Reviewed by David E. Kemp

David E. Kemp is a professor of drama at Queen’s University and the
author of The Pleasures and Treasures of the United Kingdom.

Review

Fair Liberty’s Call, by two-time Governor General Award winner Sharon
Pollock, brings history alive as it takes an unflinching look at the
human condition and the roots of Canadian nationhood. The play is about
a United Empire Loyalist family in 1795 that, having fled Boston and
relocated to New Brunswick, is hosting a reunion to commemorate the fall
of Yorktown in 1781. The family is joined by two veterans and a
stranger; the latter, they assume is a former Loyalist soldier.
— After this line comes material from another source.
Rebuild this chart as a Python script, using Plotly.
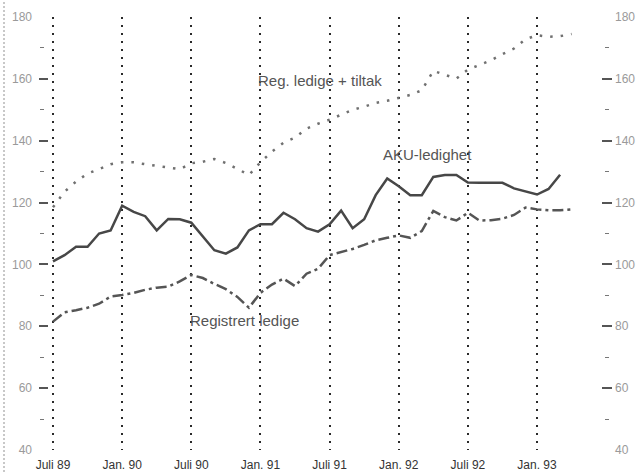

The
stranger, however, reveals himself to be a Rebel, who, while holding the
family at gunpoint, demands justice for the death of his younger brother
at the 1780 Battle of Waxhaws. The family has until dawn to choose which
of its members will be sacrificed. As the Loyalists debate who among
them is the least worthy to live, each is forced to confront his or her
own actions and conscience.

Powerful and provocative, this is Canadian drama at its finest. The
play, blending history, poetry, and mystery, is intelligent,
imaginative, and full of integrity; like all fine plays it transcends
the specifics of its own time and locale, and explores wider and more
timely themes in a way that is both entertaining and informative.